La plantilla de bailarines del BNE se muestra ejemplarmente entregada a tratar de salvar este producto por momentos desconcertante; los artistas actúan y bailan a fondo, con gallardía y dando réplica al potente aparato escénico que también ejerce su dominio y llega a solapar la acción viva. Aquí hay una divergencia que roza lo distópico entre apariencia y realidad, de implacabilidad con el bailarín y el espectador. No se los tiene en cuenta pues manda un espectral narcisismo demostrativo de poseer cierto poder omnisciente sobre las artes escénicas. La producción padece una evidente megalomanía, desborda fuera de todo canon, hasta el punto que puede preguntarse cuántos teatros españoles serán capaces de albergarla, muy pocos en realidad. Esta desproporción y falta de perspectivas toca otro asunto: el coste. ¿Llegaremos a saber en realidad su precio total?
La duración entra en liza. Una hora y 45 minutos sin pausa. No es el crítico quien deba meterse en aconsejar qué hacer a los creadores, pues la función básica y más honorable de la recensión va por otros fueros, enterados pero centrados en la cultura coréutica. Dejando la velada en 55 minutos, o una hora como máximo, seleccionando sus mejores escenas, que las tiene y muy bellas, bien resueltas, quizás hubiera tenido el BNE un buen ballet que mostrar, hasta se habría salido del teatro con una sensación mejor, de menos frustración; porque ¿dónde acaban los efectos ―por muy especiales y novedosos que ellos mismos se crean sin serlo― y comienza la nefasta práctica del efectismo? ¿Está claro que se trata de una obra de ballet español y no un videoclipmusical extendido? Esta es solamente una de las muchas preguntas que puede hacerse el espectador ―víctima propiciada― mientras es literalmente bombardeado por los vulgares, por manidos, destellos estroboscópicos y el tronando ruido de sintetizador que a fuerza de fe ciega debemos aceptar como música.
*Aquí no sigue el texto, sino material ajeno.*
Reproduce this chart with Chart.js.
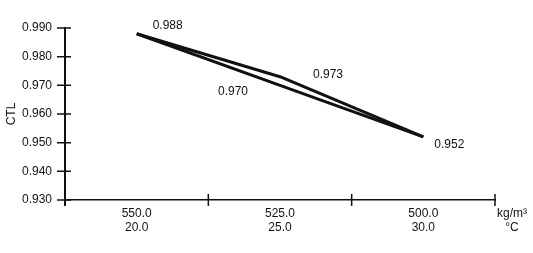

Todo lleva al lamento (que no el “quejío”) tanto por el despilfarro material como por la falta de horizonte verdadero en lo coreográfico, que a veces se diluye, pasa por la gestión grupal de la masa sin más, un deambular contra el reloj.
Casi al final, Olmo sale a escena y empeora las cosas; su presencia en trágico semidesnudo roza el esperpento, no se justifica desde ningún ángulo, su intensidad amanerada y extrema lo convierte en una especie de Heliogábalo arrastrando con su letal son a la intimidada tropa que, obediente, relame sus heridas conclusivas hacia el concertante final. ¿Cree Olmo que enriquece la pieza con su desgañite y exhibicionismo? Muy al contrario, corrompe el producto de manera triste. Es otro brote de ego y narcisismo. La pieza podría subtitularse: De luto en ‘Egolandia’, pero no estamos para bromas. Muy al contrario, inmediatamente se piensa en el desdichado documental que el BNE pagó y exhibió en sus fastos por el 45º aniversario del conjunto y que provocó los abucheos del público.
Afanador
Dirección artística y coreografía: Marcos Morau (en colaboración con Lorena Nogal, Shay Partush, Jon López y M. A. Corbacho; escenografía: Max Glaenzel; vestuario: Silvia Delagneau; música: Juan Cristóbal Saavedra; músicos flamencos: Enrique Bermúdez, Jonathan Bermúdez y Gabriel de la Tomasa; luces: Bernat Jansà; audiovisual: Marc Salicrú. Ballet Nacional de España. Director artístico: Rubén Olmo. Teatro Real, Madrid. Hasta el 11 de febrero.